Imagine you're a public official in a town where 99.9 percent
of the people think having cellular telephone service is really
important. Imagine after much water under the bridge and lots
of wasted time, people finally come to understand they're
not going to get cell service until one thing happens first:
the town adopts a law that makes it possible to get towers
built. This isn't something peculiar to us, it's just something
towns have to do. So one day a supervisor assembles a committee
which includes the town's Planning and Zoning Board chairs,
the town's ZEO, a telecommunications executive from Phoenicia,
an RF engineer from Shokan, and a cell-system designer from
Highmount, all working together under one of the region's
top planners who happens to have written a book on writing
cell tower laws. No lightweights here and no politics. These
people did a hell of a good job.
They worked for 7 months. They started with 3 of the best
laws they could find, chose Marbletown's as a guide, and they
drafted a law for Shandaken. Almost a year ago, they finished.
They sent copies to every town board, planning board, and
zoning board member, plus the town's counsel and the County
Planning Board. The Town's attorney - a very good one, Paul
Kellar - approved it, with only very minor changes. Then the
County Planning Board - also a very good one under Dennis
Doyle - also approved it, with again, very minor changes.
The draft law was DONE, ready to go to public hearing and
be enacted 30 days later. But by then it was November, and
so the outgoing supervisor handed it off to the incoming one,
with an assumption shared by just about everyone that by this
past February we'd have our law on the books, and we could
finally get down to business with the wireless providers.
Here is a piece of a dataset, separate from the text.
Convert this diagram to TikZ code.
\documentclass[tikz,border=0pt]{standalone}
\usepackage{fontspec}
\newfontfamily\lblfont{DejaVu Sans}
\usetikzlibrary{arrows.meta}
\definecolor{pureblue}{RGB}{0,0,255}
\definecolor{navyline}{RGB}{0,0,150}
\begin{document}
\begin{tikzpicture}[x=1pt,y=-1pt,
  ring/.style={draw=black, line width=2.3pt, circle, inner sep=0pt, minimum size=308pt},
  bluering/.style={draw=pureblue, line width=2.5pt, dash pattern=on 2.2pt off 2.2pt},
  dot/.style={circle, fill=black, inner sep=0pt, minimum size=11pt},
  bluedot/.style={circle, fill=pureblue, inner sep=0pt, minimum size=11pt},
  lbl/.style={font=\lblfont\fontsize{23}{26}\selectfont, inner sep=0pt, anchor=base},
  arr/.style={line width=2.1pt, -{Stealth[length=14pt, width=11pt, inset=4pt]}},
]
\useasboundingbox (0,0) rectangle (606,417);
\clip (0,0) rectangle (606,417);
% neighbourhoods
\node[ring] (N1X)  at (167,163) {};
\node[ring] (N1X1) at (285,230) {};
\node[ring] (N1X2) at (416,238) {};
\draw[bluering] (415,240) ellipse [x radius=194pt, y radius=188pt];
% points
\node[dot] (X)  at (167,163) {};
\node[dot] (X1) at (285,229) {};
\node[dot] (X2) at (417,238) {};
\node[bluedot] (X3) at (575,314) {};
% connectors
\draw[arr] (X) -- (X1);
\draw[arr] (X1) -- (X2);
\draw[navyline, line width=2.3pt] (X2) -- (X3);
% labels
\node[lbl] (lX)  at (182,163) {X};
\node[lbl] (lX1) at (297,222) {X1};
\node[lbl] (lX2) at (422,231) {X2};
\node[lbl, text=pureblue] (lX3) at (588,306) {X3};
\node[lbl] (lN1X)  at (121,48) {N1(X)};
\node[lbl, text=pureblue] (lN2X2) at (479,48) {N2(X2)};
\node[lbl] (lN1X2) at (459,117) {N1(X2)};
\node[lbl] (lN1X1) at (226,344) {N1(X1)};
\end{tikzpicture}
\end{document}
Winter came and went, Spring, Summer∑with more and more
people asking both each other and sometimes Supervisor Cross
"what's going on with the cell tower law?"
Then four months ago Cross began talking about forming a new
cell tower committee, though he wouldn't and still hasn't
answered the question, "why do we need one?" Finally
after two months of being asked by the press, the answer came
out at July's town board meeting, though not from Cross. It
came from councilwoman Jane Todd:
"I found something in there that says you can't build
cell towers," she announced.
O-kay then. That WOULD be a big problem for a law whose whole
point is to get them built. And we think it's great when a
town board member proves a keener legal read on an issue than
our county's formidable head planner, our industry experts,
or the best lawyers we can hire. So what exactly IS the problem?
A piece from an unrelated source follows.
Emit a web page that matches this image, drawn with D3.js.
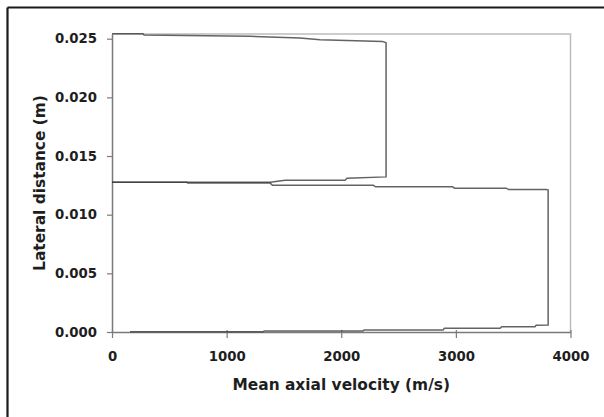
<!DOCTYPE html>
<html>
<head>
<meta charset="utf-8">
<script src="https://cdn.jsdelivr.net/npm/d3@7"></script>
<style>
  body { margin: 0; background: #fff; }
  svg text { font-family: "DejaVu Sans", Arial, sans-serif; font-weight: bold; fill: #1e1e1e; }
</style>
</head>
<body>
<svg id="chart" width="604" height="417"></svg>
<script>
// upper profile (outer layer)
var upperVel  = [0, 270, 280, 1200, 1640, 1815, 2360, 2391, 2391, 2050, 2033, 1510, 1380, 0];
var upperDist = [0.02543, 0.02543, 0.02532, 0.02521, 0.02506, 0.02491, 0.02477, 0.02466,
                 0.01322, 0.01311, 0.01294, 0.01294, 0.01277, 0.01277];
// lower profile (core)
var lowerVel  = [0, 654, 660, 1380, 1400, 2280, 2300, 2970, 2990, 3440, 3460, 3790, 3805,
                 3805, 3700, 3690, 3400, 3386, 2900, 2888, 2200, 2190, 1330, 1318, 157];
var lowerDist = [0.01277, 0.01277, 0.01269, 0.01269, 0.0125, 0.0125, 0.01237, 0.01237, 0.01226,
                 0.01226, 0.01214, 0.01214, 0.0121, 0.0006, 0.00058, 0.00045, 0.00045, 0.00032,
                 0.00032, 0.00017, 0.00017, 0.00009, 0.00009, 0.00003, 0.00003];
var xTicks = [0, 1000, 2000, 3000, 4000];
var yTicks = [0, 0.005, 0.010, 0.015, 0.020, 0.025];

var svg = d3.select('#chart');
const margin = {top: 34, right: 33.5, bottom: 85, left: 112};
const width = +svg.attr('width');
const height = +svg.attr('height');
const innerWidth = width - margin.left - margin.right;
const innerHeight = height - margin.top - margin.bottom;

// outer frame (only top and left visible)
svg.append('line').attr('x1', 7.5).attr('y1', 7.5).attr('x2', width).attr('y2', 7.5)
    .attr('stroke', '#1a1a1a').attr('stroke-width', 2.2);
svg.append('line').attr('x1', 7.5).attr('y1', 7.5).attr('x2', 7.5).attr('y2', height)
    .attr('stroke', '#1a1a1a').attr('stroke-width', 2.2);

var g = svg.append('g')
    .attr('transform', `translate(${margin.left}, ${margin.top})`);

var x = d3.scaleLinear().domain([0, 4000]).range([0, innerWidth]);
var y = d3.scaleLinear().domain([0, 0.0254]).range([innerHeight, 0]);

// plot border top/right
g.append('path')
    .attr('d', `M0,0H${innerWidth}V${innerHeight}`)
    .attr('fill', 'none').attr('stroke', '#bdbdbd').attr('stroke-width', 1.5);

// x axis
var xAxis = g.append('g')
    .attr('transform', `translate(0, ${innerHeight})`)
    .call(d3.axisBottom(x).tickValues(xTicks).tickFormat(d3.format('d'))
        .tickSizeInner(6).tickSizeOuter(0).tickPadding(14));
xAxis.selectAll('.tick line').attr('y1', -2);

// y axis
var yAxis = g.append('g')
    .call(d3.axisLeft(y).tickValues(yTicks).tickFormat(d3.format('.3f'))
        .tickSizeInner(5).tickSizeOuter(0).tickPadding(10));

svg.selectAll('.tick text')
    .attr('fill', '#1e1e1e')
    .style('font-family', '"DejaVu Sans", Arial, sans-serif')
    .style('font-size', '13.3px');
svg.selectAll('.domain').attr('stroke', '#7a7a7a').attr('stroke-width', 1.5);
svg.selectAll('.tick line').attr('stroke', '#7a7a7a').attr('stroke-width', 1.2);

// profiles
var line = d3.line().x(d => x(d[0])).y(d => y(d[1]));
[[upperVel, upperDist], [lowerVel, lowerDist]].forEach(function(s) {
    g.append('path')
        .datum(d3.zip(s[0], s[1]))
        .attr('d', line)
        .attr('fill', 'none')
        .attr('stroke', '#3c3c3c')
        .attr('stroke-opacity', 0.8)
        .attr('stroke-width', 1.5);
});

// axis titles
g.append('text')
    .attr('x', innerWidth / 2)
    .attr('y', innerHeight + 58)
    .attr('text-anchor', 'middle')
    .style('font-size', '15.4px')
    .text('Mean axial velocity (m/s)');

g.append('text')
    .attr('transform', `translate(-67, ${innerHeight / 2}) rotate(-90)`)
    .attr('text-anchor', 'middle')
    .style('font-size', '15.4px')
    .text('Lateral distance (m)');
</script>
</body>
</html>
Well, we'd like to tell you but we just don't know.
It's still, apparently, some kind of town government secret,
and Cross and Todd simply refuse to say when asked, what it
IS that's wrong with Shandaken's draft cell tower law, and
why they've now appointed a whole new committee to start over
Nope, we don't understand it either, unless the answer's so
cynical and so political it just hasn't occurred to those
of us who aren't wired that way. But what would YOU do, if
you were the one who found a fatal flaw in some proposed law,
which none of the experts who drafted or reviewed it ever
picked up on? Well, there is commonly accepted procedure.
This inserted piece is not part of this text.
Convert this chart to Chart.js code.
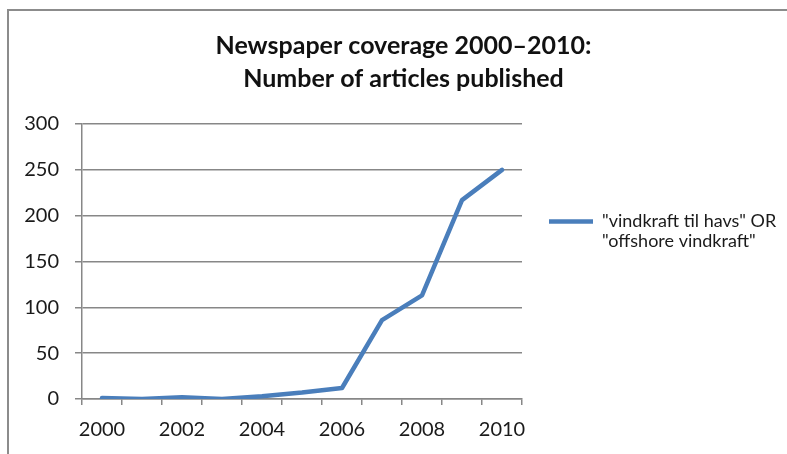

You take a pen and you underline the passage, or maybe you
circle it with a big question mark in the margin. And then
you fax it to the town's attorney. Maybe the guy's out to
lunch or gone for the day. So maybe it takes two days, a week
even. And then, after you talk, you either delete the questionable
sentence or whatever, or you FIX it. And then you get on with
the town's business, which in this case is enacting a law
so we can get some cell towers built.
What you DON'T do, not if the goal is to get cell service
here, is what Cross and Todd have been doing on this since
the day they took office in January, or in Todd's case, since
the previous September. You don't knowingly sit on a solvable
problem - assuming it really exists - for the
better part of a year, while the whole community waits for
a dial tone. Our town NEEDS a cell tower law, and we
HAVE a cell tower law, maybe one of the best, most business-friendly
ones anywhere. It opens up more, and more relevant parts
of the town for siting towers than our current zoning law
permits, and it doesn't outlaw or restrict any kind or height
of tower from being proposed. But it does make it vastly easier
to get permits for the kinds of towers people actually find
acceptable and are now the norm in most communities - steath
and semi-concealed designs like pine trees, flagpoles, and
so on. In fact the whole point of the thing is to make it
as close to hassle-free for the carriers as possible, to put
up the kind of towers people want, while eliminating any prospect
for lawsuits or delay. The thing is written to WORK, and you
can read it for yourself at www.phoeniciatimes.com.
What we need to do NOW is to take the draft law to a public
hearing and pass it, sure, with whatever last-minute changes
it might need, but pass it, and then to go work on getting
the towers we need. What we DON'T need is another committee
of political appointees, and another season of town politics
slowing down the fulfillment of our community's needs.
What's most troubling to us though is that all of this isn't
some series of errors, this is Bob Cross' idea of a
plan. We haven't a clue as to what that plan might be. But
this isn't just dropping the ball. It's kicking it into a
storm drain. It's time to go fish it out, put our cell tower
law back in play, and stop jerking the town around with yet
another round of political appointments. Enough already. People
are getting very tired of it. And they're owed an explanation.